— Start GIVEN DATA —
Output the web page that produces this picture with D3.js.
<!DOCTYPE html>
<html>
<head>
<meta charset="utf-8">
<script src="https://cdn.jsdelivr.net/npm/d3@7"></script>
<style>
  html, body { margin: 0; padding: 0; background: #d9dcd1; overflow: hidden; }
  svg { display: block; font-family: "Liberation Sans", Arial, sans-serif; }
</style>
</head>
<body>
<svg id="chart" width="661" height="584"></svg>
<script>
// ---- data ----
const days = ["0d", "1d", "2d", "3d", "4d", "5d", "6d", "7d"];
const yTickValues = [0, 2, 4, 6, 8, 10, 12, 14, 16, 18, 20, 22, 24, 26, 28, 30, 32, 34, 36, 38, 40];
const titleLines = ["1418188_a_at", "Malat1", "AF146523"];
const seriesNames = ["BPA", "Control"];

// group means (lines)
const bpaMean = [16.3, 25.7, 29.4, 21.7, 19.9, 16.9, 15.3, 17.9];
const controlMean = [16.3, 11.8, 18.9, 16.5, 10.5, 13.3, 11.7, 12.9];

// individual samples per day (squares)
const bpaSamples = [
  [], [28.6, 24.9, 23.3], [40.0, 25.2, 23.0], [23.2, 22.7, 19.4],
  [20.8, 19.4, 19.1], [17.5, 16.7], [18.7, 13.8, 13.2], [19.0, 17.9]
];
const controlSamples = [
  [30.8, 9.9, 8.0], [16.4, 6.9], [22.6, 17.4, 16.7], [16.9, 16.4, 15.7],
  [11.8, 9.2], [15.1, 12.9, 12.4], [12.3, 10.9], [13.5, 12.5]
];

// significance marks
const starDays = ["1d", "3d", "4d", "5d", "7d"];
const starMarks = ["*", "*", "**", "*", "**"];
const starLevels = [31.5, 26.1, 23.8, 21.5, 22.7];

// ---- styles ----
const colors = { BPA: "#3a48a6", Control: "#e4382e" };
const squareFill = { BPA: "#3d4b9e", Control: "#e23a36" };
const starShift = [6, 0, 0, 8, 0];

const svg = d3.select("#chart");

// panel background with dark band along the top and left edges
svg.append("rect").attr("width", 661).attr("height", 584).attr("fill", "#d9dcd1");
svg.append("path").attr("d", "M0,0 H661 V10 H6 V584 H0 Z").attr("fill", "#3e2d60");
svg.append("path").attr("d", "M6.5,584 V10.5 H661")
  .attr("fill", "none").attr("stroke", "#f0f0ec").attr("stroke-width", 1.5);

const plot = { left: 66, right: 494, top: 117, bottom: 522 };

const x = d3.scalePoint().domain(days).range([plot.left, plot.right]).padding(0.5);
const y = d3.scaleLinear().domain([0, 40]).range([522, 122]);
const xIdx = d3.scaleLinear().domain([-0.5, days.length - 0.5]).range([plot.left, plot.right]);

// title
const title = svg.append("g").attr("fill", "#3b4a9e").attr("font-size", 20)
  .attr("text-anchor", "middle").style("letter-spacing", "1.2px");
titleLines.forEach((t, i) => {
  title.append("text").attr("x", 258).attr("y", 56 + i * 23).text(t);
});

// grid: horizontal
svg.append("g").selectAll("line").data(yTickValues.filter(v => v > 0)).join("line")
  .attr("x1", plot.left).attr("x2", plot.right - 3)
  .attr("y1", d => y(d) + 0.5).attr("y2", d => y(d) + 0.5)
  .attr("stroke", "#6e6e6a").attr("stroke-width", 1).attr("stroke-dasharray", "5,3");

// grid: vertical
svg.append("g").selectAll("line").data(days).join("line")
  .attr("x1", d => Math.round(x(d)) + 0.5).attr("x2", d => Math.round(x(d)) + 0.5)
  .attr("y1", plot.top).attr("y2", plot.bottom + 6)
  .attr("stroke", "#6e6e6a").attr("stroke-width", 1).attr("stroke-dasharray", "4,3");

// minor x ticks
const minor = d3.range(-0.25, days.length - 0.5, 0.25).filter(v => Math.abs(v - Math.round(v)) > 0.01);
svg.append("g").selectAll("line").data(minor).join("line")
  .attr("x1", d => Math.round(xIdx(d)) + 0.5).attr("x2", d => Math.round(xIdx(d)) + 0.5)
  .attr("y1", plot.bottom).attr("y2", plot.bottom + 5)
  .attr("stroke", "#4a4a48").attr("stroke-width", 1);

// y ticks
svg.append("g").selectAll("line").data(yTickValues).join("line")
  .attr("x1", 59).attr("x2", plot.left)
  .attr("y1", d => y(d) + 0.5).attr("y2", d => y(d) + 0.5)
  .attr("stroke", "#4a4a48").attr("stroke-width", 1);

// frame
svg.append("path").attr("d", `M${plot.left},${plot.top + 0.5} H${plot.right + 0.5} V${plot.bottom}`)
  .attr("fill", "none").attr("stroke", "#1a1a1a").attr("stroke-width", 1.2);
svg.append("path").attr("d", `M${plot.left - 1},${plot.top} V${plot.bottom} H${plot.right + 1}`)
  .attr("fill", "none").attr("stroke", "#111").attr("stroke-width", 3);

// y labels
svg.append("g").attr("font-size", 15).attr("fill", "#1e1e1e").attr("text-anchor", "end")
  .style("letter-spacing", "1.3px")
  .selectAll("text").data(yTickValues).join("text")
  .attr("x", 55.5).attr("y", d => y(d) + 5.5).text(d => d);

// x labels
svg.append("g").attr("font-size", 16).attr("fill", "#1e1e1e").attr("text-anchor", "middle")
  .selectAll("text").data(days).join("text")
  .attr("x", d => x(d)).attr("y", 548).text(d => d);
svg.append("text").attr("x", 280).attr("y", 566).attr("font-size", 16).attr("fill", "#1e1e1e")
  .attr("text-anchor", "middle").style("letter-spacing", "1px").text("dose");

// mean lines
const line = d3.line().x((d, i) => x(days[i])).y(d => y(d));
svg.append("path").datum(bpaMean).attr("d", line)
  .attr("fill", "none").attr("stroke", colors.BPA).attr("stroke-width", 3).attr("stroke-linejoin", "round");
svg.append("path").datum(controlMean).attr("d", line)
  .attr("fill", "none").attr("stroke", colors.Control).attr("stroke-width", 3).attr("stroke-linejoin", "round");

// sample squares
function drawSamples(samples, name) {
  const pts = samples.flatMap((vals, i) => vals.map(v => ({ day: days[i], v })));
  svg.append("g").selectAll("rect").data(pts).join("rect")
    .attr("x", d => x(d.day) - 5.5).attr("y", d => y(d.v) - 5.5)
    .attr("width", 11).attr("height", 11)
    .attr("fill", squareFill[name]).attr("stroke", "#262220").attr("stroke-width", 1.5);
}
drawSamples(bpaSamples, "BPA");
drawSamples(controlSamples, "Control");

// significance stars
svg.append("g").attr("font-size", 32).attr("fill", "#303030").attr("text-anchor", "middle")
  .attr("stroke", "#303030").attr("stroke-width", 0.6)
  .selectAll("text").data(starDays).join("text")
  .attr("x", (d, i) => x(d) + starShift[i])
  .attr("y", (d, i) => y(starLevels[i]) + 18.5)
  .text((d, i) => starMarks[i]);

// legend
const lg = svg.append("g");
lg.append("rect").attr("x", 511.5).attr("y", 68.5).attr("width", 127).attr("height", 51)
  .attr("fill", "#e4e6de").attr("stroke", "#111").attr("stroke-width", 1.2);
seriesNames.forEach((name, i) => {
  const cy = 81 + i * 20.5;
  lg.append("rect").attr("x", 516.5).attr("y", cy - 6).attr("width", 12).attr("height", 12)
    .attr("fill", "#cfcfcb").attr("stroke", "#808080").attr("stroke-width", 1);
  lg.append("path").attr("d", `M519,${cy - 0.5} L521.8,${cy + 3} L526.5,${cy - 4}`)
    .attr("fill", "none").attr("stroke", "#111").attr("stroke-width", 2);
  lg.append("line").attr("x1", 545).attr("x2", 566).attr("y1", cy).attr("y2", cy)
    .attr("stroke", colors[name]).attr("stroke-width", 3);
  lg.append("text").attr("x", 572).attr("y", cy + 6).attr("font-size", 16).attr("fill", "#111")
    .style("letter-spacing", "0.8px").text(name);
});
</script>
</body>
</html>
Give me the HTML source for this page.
— End GIVEN DATA —
**WHAT YOU ARE ASKED TO DO**
Quote the listing word for word from its first line through the line in which "13.3, 11.7, 12.9];" appears.

**EXERCISE SOLUTION**
Output the web page that produces this picture with D3.js.
<!DOCTYPE html>
<html>
<head>
<meta charset="utf-8">
<script src="https://cdn.jsdelivr.net/npm/d3@7"></script>
<style>
  html, body { margin: 0; padding: 0; background: #d9dcd1; overflow: hidden; }
  svg { display: block; font-family: "Liberation Sans", Arial, sans-serif; }
</style>
</head>
<body>
<svg id="chart" width="661" height="584"></svg>
<script>
// ---- data ----
const days = ["0d", "1d", "2d", "3d", "4d", "5d", "6d", "7d"];
const yTickValues = [0, 2, 4, 6, 8, 10, 12, 14, 16, 18, 20, 22, 24, 26, 28, 30, 32, 34, 36, 38, 40];
const titleLines = ["1418188_a_at", "Malat1", "AF146523"];
const seriesNames = ["BPA", "Control"];

// group means (lines)
const bpaMean = [16.3, 25.7, 29.4, 21.7, 19.9, 16.9, 15.3, 17.9];
const controlMean = [16.3, 11.8, 18.9, 16.5, 10.5, 13.3, 11.7, 12.9];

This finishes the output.